An accidental observation
In one of our long-running projects, we store data in a 24/7 manner since more than ten years. The project started on Pentium IV boxes with 120 GB harddisks. Soon enough, the available disk space vanished rapidely. Our customer wanted to optimize the storage efficiency. We told him that we can always trade storage space versus computation time or the other way around (the infamous space/time tradeoff), but if we compress the data in the system’s archive to save space, it will result in slower archive access. Our customer understood the tradeoff and decided he wanted storage efficiency over access speed for the archive.
So we added a compression step when certain data types were stored in the archive. Because the data was text based (XML and other formats), the compression rate was at 90% and even higher, meaning that we could fit ten times more data on the disk than before. We certainly met the customer’s goal of store efficiency. But what about the access speed? We needed to add the decompression step for certain data types at the place where our system loads from the archive. After that, we hoped that the speed didn’t suffer too badly. We measured the access times before and after the change and couldn’t believe our eyes: The access time was nearly ten times faster than before. There was no tradeoff, we actually shrank memory consumption and computation time at once and in the same ballpark figure. We felt like heros.
Discovering false premises
Why did this happen? Our explanation is that at some specific point in time, the CPUs became too fast for a tradeoff. In the good old days, there really was a tradeoff: if you needed to compress parts of your harddisk to save space, loading these parts became slower. Because the CPU had to perform extra work on top of the loading, you had to wait longer. Loading more data directly from disk was faster than loading less data from disk and decompressing it. When the CPU became fast enough to actually decompress during the I/O delay of the harddisk, that’s when the raw amount of data that needed to be transferred from disk determined the loading speed. And since uncompressed data is larger, it now took longer to load than compressed data.
At some specific point in time, the old wisdom that compressed data is slower became a lie. Nobody told us. We weren’t heros, we just lived on false premises.

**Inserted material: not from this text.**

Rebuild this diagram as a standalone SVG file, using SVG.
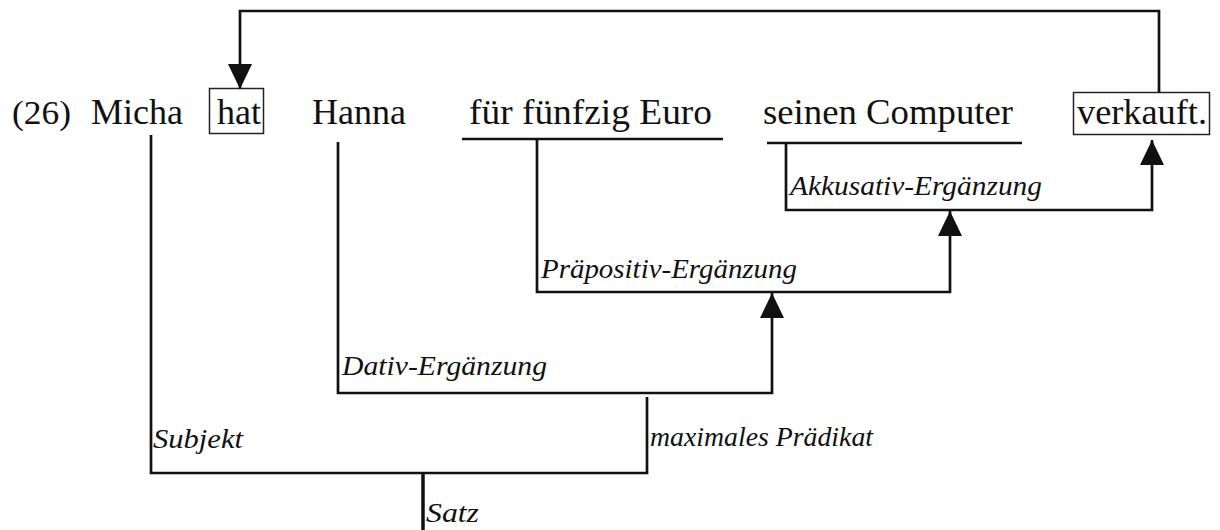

Our customer was pleased and continued to be pleased for years. Every few years, the CPUs of the target machines would become even faster, but the harddisk performance would hardly improve. The new wisdom was truer than ever: Less data is faster, regardless of what the CPU has to do with it. This was a performance optimization that could be used everywhere. You want to increase I/O speed? Compress the data.
The tables begin to turn
Fast forward to modern days. A new technology promised to improve harddisk performance by orders of magnitude: The solid state disk (SSD) delivers impressive amounts of data per second, but more important, gets rid of the initial seek time that magnetic spindle disks had (those few milliseconds to locate the data on the disk that felt like ages for modern CPUs). We started our migration to SSD in 2010 and were SSD-exclusive at the end of 2013. Our customer was a bit more hesistant, but the latest generation of target machines run on SSDs, too. So how did this affect our performance optimization?
As you can probably deduce by now, the decompression work of the CPU re-emerged in the archive access time. It’s by no means as bad as in ancient times, but the days of “no tradeoff” are gone, again. The performance optimization isn’t an optimization anymore. We still have it in the system, because it was never meant to improve performance, but storage efficiency, and it still does that perfectly. And needs to, because SSD are still expensive and don’t offer storage space in abundance. But the old wisdom is back (partially): compressed data is slower, if not by much.
What do we learn from this?
Over the course of a few years, a specific feature (transparent storage compression) in our system was a performance burden, then a performance booster and a burden again. We didn’t change the code, we just changed the hardware circumstances. The best lesson to be learnt is that no performance optimization lasts forever. Premises will change. Effects will be negated. Bottlenecks will be shifted. It’s best to know when that happens. And then it’s best to be able to revoke the optimization. Or, if all this sounds way too much trouble for such a tiny performance gain, remember the first rule of performance optimization (Don’t) and just leave it alone. You can always tell yourself that you’ve just optimized your code for the machine it will run on in ten years.